Erdoğan, "Doğru yerinden kalkana kadar yalan dünyayı dolaşır." atasözünü hatırlattı.

Söz konusu terör örgütünün yalanlarına değinen Erdoğan, "Bugün birileri şahsıma, AK Partiye ve ülkemize düşmanlıkları hasebiyle Fetonun yalanlarının yayılmasına destek veriyor. Örgüt kara propaganda faaliyetlerine hem Amerikada hem de dünyanın farklı coğrafyalarında tüm hızıyla devam ediyor. Yalanın panzehiri elbette hakikattir. Hakikat güneşinin ışıklarına direnebilecek hiçbir karanlık yoktur." ifadelerini kullandı.

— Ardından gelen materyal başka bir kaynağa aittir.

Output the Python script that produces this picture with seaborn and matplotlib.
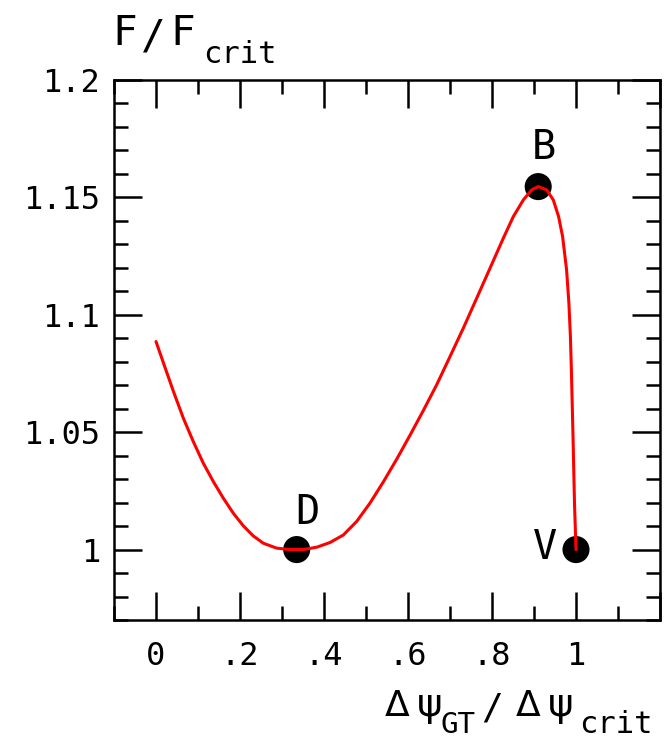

Salonda bulunan katılımcılara seslenen Cumhurbaşkanı Erdoğan, şunları kaydetti:

"Sizlerden bir taraftan derslerinize, eğitiminize eğilirken diğer taraftan da ümmetin ve insanlığın geleceği için tehdit oluşturan bu ve bu tür yapılara karşı mücadele etmenizi özellikle rica ediyorum. Fetonun DEAŞtan veya PKKdan bir farkının olmadığını herkesin görmesi, anlaması gerekiyor. Fetö milletimize çektirdiği acılar yanında Amerikada birçok sahtekarlığa ve usulsüzlüğe de imza atıyor. İşte charter schoolları üzerinden yapılan vurgunun buz dağının sadece görülen yüzü olduğunu hepimiz çok iyi biliyoruz. Sadece bunu Amerikalı dostlarımız hala anlamadılar veya anlamak istemiyorlar. Bu okullarda yapılan hırsızlıkların da yavaş yavaş ifşa olmaya, basında ve kamuoyunda tartışılmaya başlandığını görüyoruz. Amerikalı dostlarımızın çok uzak olmayan bir gelecekte bu örgütü gerçek yüzüyle göreceklerine inanıyorum. Allahın yardımı, milletimizin desteği, sizlerin ve bizlerin ortak çabasıyla bu tehdidin de üstesinden hep birlikte inşallah geleceğiz."

Öğrencilere öğretim hayatı ve vakıf çalışmalarında başarı dileyen ve vakıfta emeği geçenleri tebrik eden Erdoğan, inşası başlayacak hizmet ve yurt binasının öğrenciler için eğitim ve öğretimde bir harekat merkezi olmasını temenni etti.